In the second season, the same week that the television station was closed down, the 12 participants opened two competing restaurants next to the apartment they were living in. Each six-member team was given 1 million rubles to start up a food business that anyone can visit for a cover charge of 300 to 500 rubles, which excludes the price of the food. A week later, viewers began to vote off participants until only one remained. The winner then got the chance to open his own restaurant.

==Third season==
From June 1, 2002 to July 6, 2002, after the TV6 staffers got a new license under the TVS logo, the third instalment of the series aired, called "Behind the Glass: You're in the Army Now."

==Legal problems==
Endemol, the company that created the Big Brother concept demanded that TV6 pay a license fee, as do the other 20 networks around the world that air versions of Big Brother. TV-6 press representative Tatiana Blinova responded that Behind the Glass had nothing to do with Big Brother and that the idea for the show came to the director 12 years ago after reading a Russian literary classic, an anti-utopian, sci-fi novel We by Yevgeny Zamyatin in which people live in glass houses so everyone can see what everyone else is doing. Endemol then threatened to sue.

==Criticism==
Despite its popularity, Behind the Glass had its detractors. The youth group Moving Together, a Russian organization predominantly focused on clearing homes and libraries of "unhealthy books" conducted a letter-writing campaign against Behind the Glass. Russian lawmakers and veterans of the Union of Filmmakers argued the program was immoral.

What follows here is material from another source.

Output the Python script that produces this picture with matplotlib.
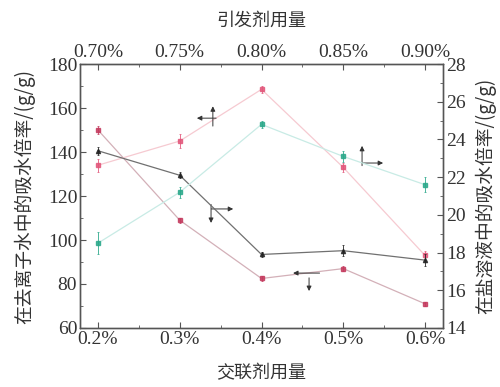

The Moscow Orthodox Patriarchy spokesman Father Vsevolod Chaplin wrote in an open letter to all national television networks:

"It is highly probable that participation in this program will have a long-term negative impact on the personal development, family and intimate relations of the young people who are behind the glass. The program is rather loose, given that it is watched by children and teenagers. It has elements that depreciate a person's privacy, erode the holiness of marriage and the ideal of relations between men and women."

A survey conducted by the Russian Public Opinion Poll Center in 2005 revealed that 82 percent of Russians favored censorship on television, an increase of 19% from the same poll a year before. One in seven Russians drew attention to the nature of programs like the talk-show Windows and the reality programs Home 2 or Behind the glass.